Sometimes it was about the auto industry. But other times it was about the economy or politics or a starlet he used to date ... or even about a business professor at the University of Michigan whom DeLorean said influenced the car business because a lot of top auto execs took his course as part of a popular M.B.A. program.

In the dozens of conversations I had with him during the years he was starting, operating or trying to save his stainless-steel sports car project, DeLorean was never boring. It was part of his charm that John DeLorean knew about — and cared about — issues outside the car business, you know, bigger things.

DeLorean was one of the brightest auto execs I've known. And for a while it seemed as if he would be another of the entrepreneurial giants who could create a vehicle, a market niche and a motor company in his own image.

That was heady stuff for a young reporter covering the great man and his wondrous enterprise.

But I caught on. When you scratched below the surface, there were too many documents detailing questionable deals and too many similar dark stories from people who were or had been close associates.

DeLorean's sports car venture went belly-up, and in his mind it clearly was the fault of others.

Occasionally, DeLorean showed callousness about the human condition. During a mid-April 1982 interview in his Manhattan office, he tried to make a little joke about the unseasonable 20 inches of snow that had fallen the day before.

"There is one thing it does, though, which is desirable," DeLorean said. "The bums have all started coming back, so of course the next morning they go into the park and there are these 80 frozen bums.
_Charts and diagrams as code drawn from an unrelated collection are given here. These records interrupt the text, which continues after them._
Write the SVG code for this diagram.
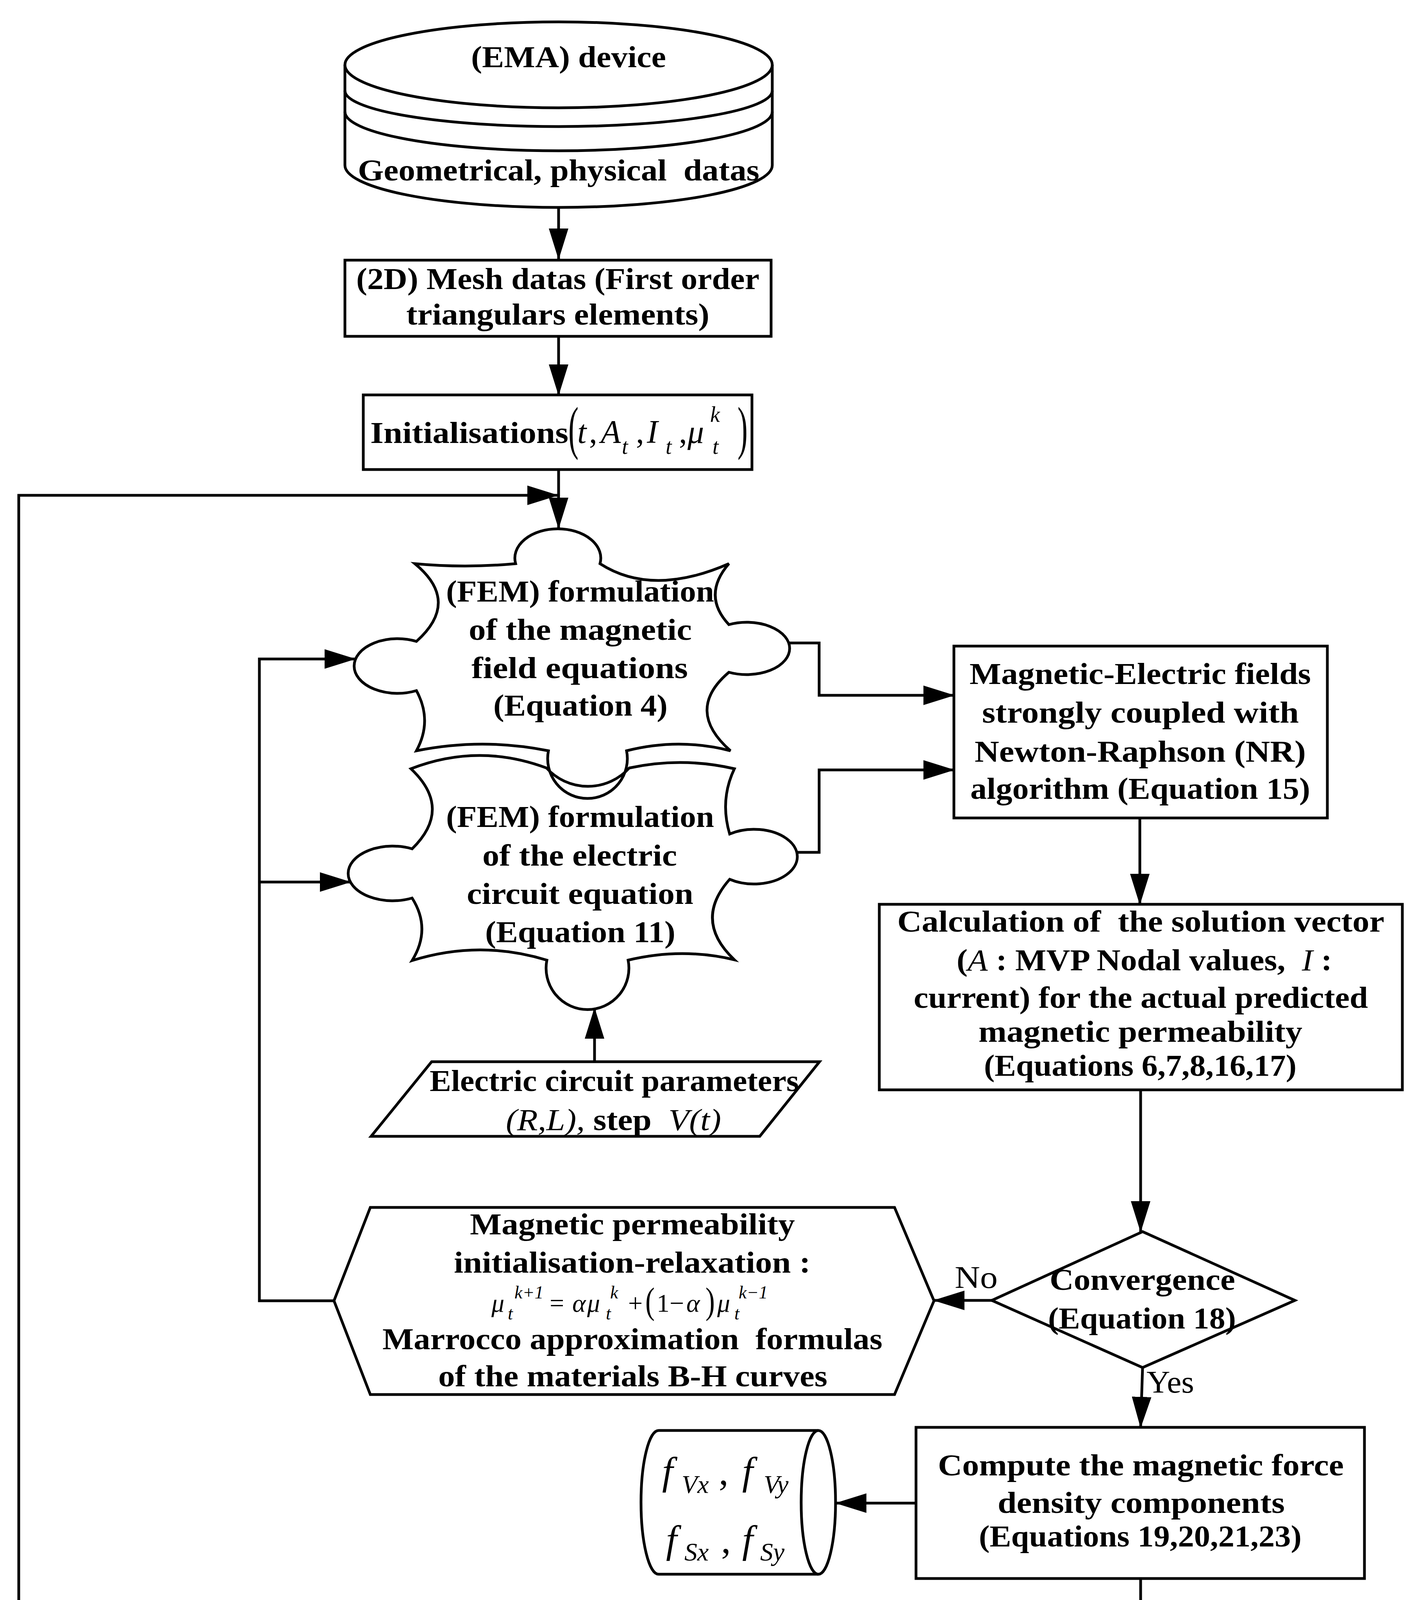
<svg xmlns="http://www.w3.org/2000/svg" width="3648" height="5640" viewBox="0 0 3648 5640">
<style>
.w{fill:#fff;stroke:#000;stroke-width:7;stroke-linejoin:miter}
.s{fill:none;stroke:#000;stroke-width:7}
.c{fill:none;stroke:#000;stroke-width:7;marker-end:url(#ah)}
text{font-family:"Liberation Serif","Times New Roman",serif;fill:#000}
.b{font-weight:bold;font-size:78px}
.l{font-size:80px}
.m{font-style:italic}
.u{font-style:normal}
</style>
<defs>
<marker id="ah" markerUnits="userSpaceOnUse" markerWidth="80" markerHeight="50" refX="78" refY="25" orient="auto" viewBox="0 0 80 50"><path d="M0,0 L80,25 L0,50 z" fill="#000"/></marker>
</defs>
<rect width="3648" height="5640" fill="#fff"/>
<g id="connectors">
<path class="c" d="M1430,531 V663"/>
<path class="c" d="M1430,861 V1011"/>
<path class="c" d="M1430,1202 V1352"/>
<path class="c" d="M951,4858 H48 V1268 H1428"/>
<path class="c" d="M855,3330 H664 V1687 H909"/>
<path class="c" d="M664,2258 H897"/>
<path class="c" d="M2017,1646 H2097 V1780 H2442"/>
<path class="c" d="M2040,2182 H2097 V1971 H2442"/>
<path class="c" d="M2918,2094 V2315"/>
<path class="c" d="M2920,2790 V3153"/>
<path class="c" d="M2539,3329 H2391"/>
<path class="c" d="M2925,3501 L2920,3654"/>
<path class="c" d="M1522,2718 V2581"/>
<path class="c" d="M2345,3848 H2140"/>
<path class="c" d="M2920,4041 V4183"/>
<path class="c" d="M2345,4376 L2143,4386"/>
<path class="c" d="M2920,4569 V4742"/>
<path class="c" d="M2638,4857 L2015,4860"/>
<path class="c" d="M2922,4971 V5132"/>
</g>
<g id="n-ema">
<path class="w" d="M883,166 V423 A547,108 0 0 0 1977,423 V166"/>
<ellipse class="w" cx="1430" cy="166" rx="547" ry="110"/>
<path class="s" d="M883,232 A547,92 0 0 0 1977,232"/>
<path class="s" d="M883,286 A547,100 0 0 0 1977,286"/>
<text class="b" x="1206" y="172" textLength="499" lengthAdjust="spacingAndGlyphs">(EMA) device</text>
<text class="b" x="916" y="462" textLength="1028" lengthAdjust="spacingAndGlyphs" xml:space="preserve">Geometrical, physical  datas</text>
</g>
<g id="n-mesh">
<rect class="w" x="883" y="666" width="1091" height="195"/>
<text class="b" x="912" y="740" textLength="1032" lengthAdjust="spacingAndGlyphs">(2D) Mesh datas (First order</text>
<text class="b" x="1040" y="831" textLength="776" lengthAdjust="spacingAndGlyphs">triangulars elements)</text>
</g>
<g id="n-init">
<rect class="w" x="930" y="1011" width="995" height="191"/>
<text class="b" x="948" y="1134" textLength="507" lengthAdjust="spacingAndGlyphs">Initialisations</text>
<text x="1455" y="1146" style="font-size:150px" textLength="26" lengthAdjust="spacingAndGlyphs">(</text>
<text class="m" y="1134" style="font-size:84px"><tspan x="1478">t</tspan><tspan x="1508" class="u">,</tspan><tspan x="1538">A</tspan><tspan x="1592" y="1162" style="font-size:56px">t</tspan><tspan x="1628" y="1134" class="u">,</tspan><tspan x="1656">I</tspan><tspan x="1704" y="1162" style="font-size:56px">t</tspan><tspan x="1738" y="1134" class="u">,</tspan><tspan x="1760">μ</tspan><tspan x="1818" y="1080" style="font-size:56px">k</tspan><tspan x="1824" y="1162" style="font-size:56px">t</tspan></text>
<text x="1888" y="1146" style="font-size:150px" textLength="26" lengthAdjust="spacingAndGlyphs">)</text>
</g>
<g id="n-fem-magnetic">
<path class="s" d="M1062,1443 Q1190,1455 1320,1443 A110,75 0 1 1 1536,1443 Q1670,1529 1866,1443 Q1796,1524 1866,1599 A110,67 0 1 1 1866,1721 Q1752,1818 1870,1922 Q1738,1888 1604,1922 A102,102 0 1 1 1404,1922 Q1235,1888 1066,1922 Q1108,1845 1066,1768 A111,70 0 1 1 1066,1642 Q1180,1540 1062,1443 Z"/>
<text class="b" x="1142" y="1540" textLength="686" lengthAdjust="spacingAndGlyphs">(FEM) formulation</text>
<text class="b" x="1200" y="1638" textLength="571" lengthAdjust="spacingAndGlyphs">of the magnetic</text>
<text class="b" x="1207" y="1736" textLength="554" lengthAdjust="spacingAndGlyphs">field equations</text>
<text class="b" x="1263" y="1832" textLength="446" lengthAdjust="spacingAndGlyphs">(Equation 4)</text>
</g>
<g id="n-fem-electric">
<path class="s" d="M1052,1968 Q1225,1901 1399,1966 A143,143 0 0 0 1611,1966 Q1745,1937 1880,1968 Q1842,2048 1868,2135 A111,70 0 1 1 1868,2251 Q1774,2357 1880,2457 Q1745,2425 1608,2458 A106,106 0 1 1 1400,2458 Q1228,2405 1055,2459 Q1105,2378 1055,2299 A114,70 0 1 1 1055,2173 Q1160,2070 1052,1968 Z"/>
<text class="b" x="1142" y="2117" textLength="686" lengthAdjust="spacingAndGlyphs">(FEM) formulation</text>
<text class="b" x="1235" y="2216" textLength="498" lengthAdjust="spacingAndGlyphs">of the electric</text>
<text class="b" x="1195" y="2314" textLength="580" lengthAdjust="spacingAndGlyphs">circuit equation</text>
<text class="b" x="1242" y="2412" textLength="487" lengthAdjust="spacingAndGlyphs">(Equation 11)</text>
</g>
<g id="n-coupled">
<rect class="w" x="2442" y="1654" width="956" height="440"/>
<text class="b" x="2482" y="1751" textLength="874" lengthAdjust="spacingAndGlyphs">Magnetic-Electric fields</text>
<text class="b" x="2514" y="1850" textLength="811" lengthAdjust="spacingAndGlyphs">strongly coupled with</text>
<text class="b" x="2495" y="1950" textLength="848" lengthAdjust="spacingAndGlyphs">Newton-Raphson (NR)</text>
<text class="b" x="2484" y="2045" textLength="870" lengthAdjust="spacingAndGlyphs">algorithm (Equation 15)</text>
</g>
<g id="n-calc">
<rect class="w" x="2251" y="2315" width="1339" height="475"/>
<text class="b" x="2297" y="2385" textLength="1247" lengthAdjust="spacingAndGlyphs" xml:space="preserve">Calculation of  the solution vector</text>
<text class="b" x="2449" y="2484" textLength="961" lengthAdjust="spacingAndGlyphs" xml:space="preserve">(<tspan font-style="italic" font-weight="normal">A</tspan> : MVP Nodal values,  <tspan font-style="italic" font-weight="normal">I</tspan> :</text>
<text class="b" x="2339" y="2580" textLength="1163" lengthAdjust="spacingAndGlyphs">current) for the actual predicted</text>
<text class="b" x="2505" y="2667" textLength="829" lengthAdjust="spacingAndGlyphs">magnetic permeability</text>
<text class="b" x="2519" y="2754" textLength="800" lengthAdjust="spacingAndGlyphs">(Equations 6,7,8,16,17)</text>
</g>
<g id="n-params">
<polygon class="w" points="1105,2718 2098,2718 1945,2909 950,2909"/>
<text class="b" x="1100" y="2793" textLength="945" lengthAdjust="spacingAndGlyphs">Electric circuit parameters</text>
<text class="b" x="1295" y="2893" textLength="551" lengthAdjust="spacingAndGlyphs" xml:space="preserve"><tspan font-style="italic" font-weight="normal">(R,L),</tspan> step  <tspan font-style="italic" font-weight="normal">V(t)</tspan></text>
</g>
<g id="n-relax">
<polygon class="w" points="855,3330 948,3091 2290,3091 2391,3330 2290,3570 948,3570"/>
<text class="b" x="1203" y="3160" textLength="832" lengthAdjust="spacingAndGlyphs">Magnetic permeability</text>
<text class="b" x="1162" y="3258" textLength="913" lengthAdjust="spacingAndGlyphs">initialisation-relaxation :</text>
<text class="m" y="3358" style="font-size:66px"><tspan x="1258">μ</tspan><tspan x="1317" y="3324" style="font-size:46px">k+1</tspan><tspan x="1300" y="3378" style="font-size:46px">t</tspan><tspan x="1407" y="3358" class="u">=</tspan><tspan x="1465">α</tspan><tspan x="1503">μ</tspan><tspan x="1562" y="3324" style="font-size:46px">k</tspan><tspan x="1551" y="3378" style="font-size:46px">t</tspan><tspan x="1608" y="3358" class="u">+</tspan><tspan x="1681" class="u">1</tspan><tspan x="1714" class="u">−</tspan><tspan x="1757">α</tspan><tspan x="1836">μ</tspan><tspan x="1891" y="3324" style="font-size:46px">k−1</tspan><tspan x="1880" y="3378" style="font-size:46px">t</tspan></text>
<text x="1652" y="3362" style="font-size:96px" textLength="24" lengthAdjust="spacingAndGlyphs">(</text>
<text x="1806" y="3362" style="font-size:96px" textLength="24" lengthAdjust="spacingAndGlyphs">)</text>
<text class="b" x="979" y="3454" textLength="1280" lengthAdjust="spacingAndGlyphs" xml:space="preserve">Marrocco approximation  formulas</text>
<text class="b" x="1122" y="3549" textLength="996" lengthAdjust="spacingAndGlyphs">of the materials B-H curves</text>
</g>
<g id="n-convergence">
<polygon class="w" points="2925,3153 3315,3329 2925,3501 2539,3329"/>
<text class="b" x="2687" y="3302" textLength="475" lengthAdjust="spacingAndGlyphs">Convergence</text>
<text class="b" x="2683" y="3401" textLength="481" lengthAdjust="spacingAndGlyphs">(Equation 18)</text>
</g>
<g id="n-compute">
<rect class="w" x="2345" y="3654" width="1148" height="387"/>
<text class="b" x="2401" y="3777" textLength="1039" lengthAdjust="spacingAndGlyphs">Compute the magnetic force</text>
<text class="b" x="2554" y="3873" textLength="735" lengthAdjust="spacingAndGlyphs">density components</text>
<text class="b" x="2506" y="3959" textLength="826" lengthAdjust="spacingAndGlyphs">(Equations 19,20,21,23)</text>
</g>
<g id="n-forces">
<path class="w" d="M2095,3662 H1686 A45,184 0 0 0 1686,4030 H2095"/>
<ellipse class="w" cx="2095" cy="3846" rx="44" ry="184"/>
<text class="m" y="3800" style="font-size:100px"><tspan x="1695">f</tspan><tspan x="1745" y="3822" style="font-size:66px">Vx</tspan><tspan x="1840" y="3800" class="u">,</tspan><tspan x="1900">f</tspan><tspan x="1955" y="3822" style="font-size:66px">Vy</tspan></text>
<text class="m" y="3975" style="font-size:100px"><tspan x="1705">f</tspan><tspan x="1752" y="3995" style="font-size:66px">Sx</tspan><tspan x="1846" y="3975" class="u">,</tspan><tspan x="1900">f</tspan><tspan x="1946" y="3995" style="font-size:66px">Sy</tspan></text>
</g>
<g id="n-solve">
<rect class="w" x="2345" y="4183" width="1148" height="386"/>
<text class="b" x="2408" y="4256" textLength="1021" lengthAdjust="spacingAndGlyphs">Solve the (FEM) mechanical</text>
<text class="b" x="2569" y="4351" textLength="704" lengthAdjust="spacingAndGlyphs">deformation model</text>
<text class="b" x="2719" y="4451" textLength="400" lengthAdjust="spacingAndGlyphs">(Equations</text>
<text class="b" x="2562" y="4546" textLength="707" lengthAdjust="spacingAndGlyphs">24,25,32,33,34,35,36)</text>
</g>
<g id="n-structural">
<path class="w" d="M2101,4223 H1450 A42,163.5 0 0 0 1450,4550 H2101"/>
<ellipse class="w" cx="2101" cy="4386.5" rx="40" ry="163.5"/>
<text class="b" x="1554" y="4307" textLength="363" lengthAdjust="spacingAndGlyphs">Structural</text>
<text class="b" x="1510" y="4406" textLength="452" lengthAdjust="spacingAndGlyphs">deformation</text>
<text class="m" y="4487" style="font-size:78px"><tspan x="1540">ε</tspan><tspan x="1588" y="4508" style="font-size:54px">xx</tspan><tspan x="1660" y="4487" class="u">,</tspan><tspan x="1702">ε</tspan><tspan x="1750" y="4508" style="font-size:54px">yy</tspan><tspan x="1826" y="4487" class="u">,</tspan><tspan x="1852">ε</tspan><tspan x="1902" y="4508" style="font-size:54px">xy</tspan></text>
</g>
<g id="n-time">
<polygon class="w" points="2922,4742 3207,4857 2922,4971 2638,4857"/>
<text class="m" y="4877" style="font-size:88px"><tspan x="2803">t</tspan><tspan x="2843" class="u">≤</tspan><tspan x="2896">t</tspan></text>
<text class="m" x="2942" y="4896" style="font-size:58px" textLength="125" lengthAdjust="spacingAndGlyphs">final</text>
</g>
<g id="n-newinit">
<polygon class="w" points="951,4860 1044,4667 1928,4667 2015,4860 1928,5050 1044,5050"/>
<text class="b" x="1082" y="4785" style="font-size:80px" textLength="826" lengthAdjust="spacingAndGlyphs">New initial conditions</text>
<text class="m" y="4891" style="font-size:100px"><tspan x="1024">t</tspan><tspan x="1071" class="u">=</tspan><tspan x="1129">t</tspan><tspan x="1178" class="u">+</tspan><tspan x="1252" class="u">Δ</tspan><tspan x="1316">t</tspan><tspan x="1453" class="u">,</tspan><tspan x="1522">A</tspan><tspan x="1590" y="4914" style="font-size:62px">t</tspan><tspan x="1640" y="4891" class="u">=</tspan><tspan x="1710">A</tspan></text>
<text class="m" x="1781" y="4914" style="font-size:62px" textLength="147" lengthAdjust="spacingAndGlyphs">t<tspan class="u">+Δ</tspan>t</text>
<text class="m" y="4994" style="font-size:100px"><tspan x="1028">I</tspan><tspan x="1071" y="5021" style="font-size:62px">t</tspan><tspan x="1125" y="4994" class="u">=</tspan><tspan x="1198">I</tspan><tspan x="1453" class="u">,</tspan><tspan x="1518">μ</tspan><tspan x="1583" y="5021" style="font-size:62px">t</tspan><tspan x="1640" y="4994" class="u">=</tspan><tspan x="1705">μ</tspan></text>
<text class="m" x="1252" y="5021" style="font-size:62px" textLength="147" lengthAdjust="spacingAndGlyphs">t<tspan class="u">+Δ</tspan>t</text>
<text class="m" x="1774" y="5021" style="font-size:62px" textLength="147" lengthAdjust="spacingAndGlyphs">t<tspan class="u">+Δ</tspan>t</text>
</g>
<g id="n-results">
<path class="w" d="M2413,5231 V5484 A506,99 0 0 0 3425,5484 V5231"/>
<ellipse class="w" cx="2919" cy="5231" rx="506" ry="100"/>
<path class="s" d="M2413,5294 A506,91 0 0 0 3425,5294"/>
<text class="b" x="2786" y="5426" textLength="268" lengthAdjust="spacingAndGlyphs">Results</text>
<text class="b" x="2491" y="5525" textLength="859" lengthAdjust="spacingAndGlyphs">storage/post processing</text>
</g>
<g id="labels">
<text class="l" x="2444" y="3297" textLength="110" lengthAdjust="spacingAndGlyphs">No</text>
<text class="l" x="2935" y="3565" textLength="122" lengthAdjust="spacingAndGlyphs">Yes</text>
<text class="l" x="2474" y="4823" textLength="126" lengthAdjust="spacingAndGlyphs">Yes</text>
<text class="l" x="2959" y="5072" textLength="112" lengthAdjust="spacingAndGlyphs">No</text>
</g>
</svg>
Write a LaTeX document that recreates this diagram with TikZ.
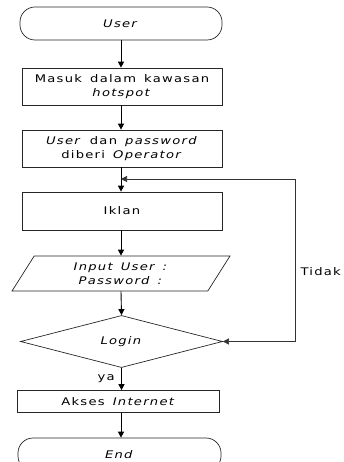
\documentclass[tikz,border=0pt]{standalone}
\usepackage{fontspec}
\setmainfont{DejaVu Sans}[FakeStretch=1.25, LetterSpace=12, WordSpace=1.5]
\usetikzlibrary{shapes.geometric,arrows.meta}

\tikzset{
	kasten/.style={draw=black!85, line width=0.7pt, minimum width=200pt, align=center, inner sep=1pt},
	terminal/.style={kasten, rounded corners=15pt, minimum height=33pt},
	eingabe/.style={draw=black!85, line width=0.7pt, trapezium, trapezium left angle=47, trapezium right angle=133, trapezium stretches body, minimum width=218pt, minimum height=35pt, align=center, inner sep=1pt},
	raute/.style={draw=black!85, line width=0.7pt, diamond, minimum width=202pt, minimum height=49pt, inner sep=0pt},
	pfeil/.style={line width=0.9pt, -{Triangle[length=6pt,width=6pt]}},
	rueck/.style={draw=black!80, line width=0.6pt, {Triangle[length=6pt,width=6pt]}-{Triangle[length=6pt,width=6pt]}}
}

\begin{document}
\begin{tikzpicture}[x=1pt, y=-1pt, font=\fontsize{10.5}{14}\selectfont]
		\useasboundingbox (0,0) rectangle (344,462);
		
		\node[terminal, minimum width=202pt] (user) at (121,23.5) {\textit{User}};
		\node[kasten, minimum height=37pt] (masuk) at (122,86.5) {Masuk dalam kawasan\\\textit{hotspot}};
		\node[kasten, minimum height=37pt] (operator) at (122,148.5) {\textit{User} dan \textit{password}\\diberi \textit{Operator}};
		\node[kasten, minimum height=38pt] (iklan) at (122,211) {Iklan};
		\node[eingabe] (input) at (121,273.5) {\textit{Input User :}\\\textit{Password :}};
		\node[raute] (login) at (121.5,341.5) {\textit{Login}};
		\node[kasten, minimum width=202pt, minimum height=22pt] (akses) at (118.5,401.5) {Akses \textit{Internet}};
		\node[terminal, minimum width=203pt] (ende) at (119.5,454.5) {\textit{End}};
		
		\coordinate (merge) at (121,179);
		
		\draw[pfeil] (user.south -| 121,0) -- (masuk.north -| 121,0);
		\draw[pfeil] (masuk.south -| 121,0) -- (operator.north -| 121,0);
		\draw[pfeil] (operator.south -| 121,0) -- (iklan.north -| 121,0);
		\draw[pfeil] (iklan.south -| 121,0) -- (input.north -| 121,0);
		\draw[pfeil] (input.south -| 121,0) -- (login.north);
		\draw[pfeil] (login.south) -- node[left=3pt] (ya) {ya} (login.south |- akses.north);
		\draw[pfeil] (akses.south -| 121,0) -- (ende.north -| 121,0);
		
		\draw[rueck] (login.east) -- (295,341.5) |- (merge);
		\node[anchor=west] (tidak) at (297,272) {Tidak};
	\end{tikzpicture}
\end{document}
They load them up like logs and cart them away. It sort of gets the place cleaned up for a while."

When his car company was imploding, I saw another disappointing side of the brilliant engineer. He was unable to accept any responsibility for the project's failure, except to say that in his kind-hearted naivete he had hired the wrong people and kept them around too long.

DeLorean found plenty of reasons to blame others for his failures. He said British Prime Minister Margaret Thatcher and her Conservative government wanted him to fail because it had been a Labour government that gave him financial backing. General Motors wanted to punish him on general principle, DeLorean said. He was adamant that the Reagan administration didn't like him because of his progressive social views.

And, eventually, he grew frustrated with the media when he stopped getting the unquestioning star treatment that he had been receiving since his days at Pontiac.

I should have seen that last one coming.

On the overcast day in October 1978 when DeLorean broke ground for his factory in Dunmurray, Northern Ireland, he and his wife at the time, Cristina Ferrare, were treated almost like royalty because he was creating jobs near impoverished Belfast.

A BBC-TV crew and famed independent documentary filmmaker D.A. Pennebaker filmed the goings-on. I was the only American reporter there, and I scurried back and forth trying to find out the financial details from government officials and DeLorean.

It didn't take long for DeLorean to become irritated. "You really like to get your nose up under the tent, don't you?" he sniffed over the top of his champagne flute.

I didn't realize it then, but it was the defining moment of our relationship.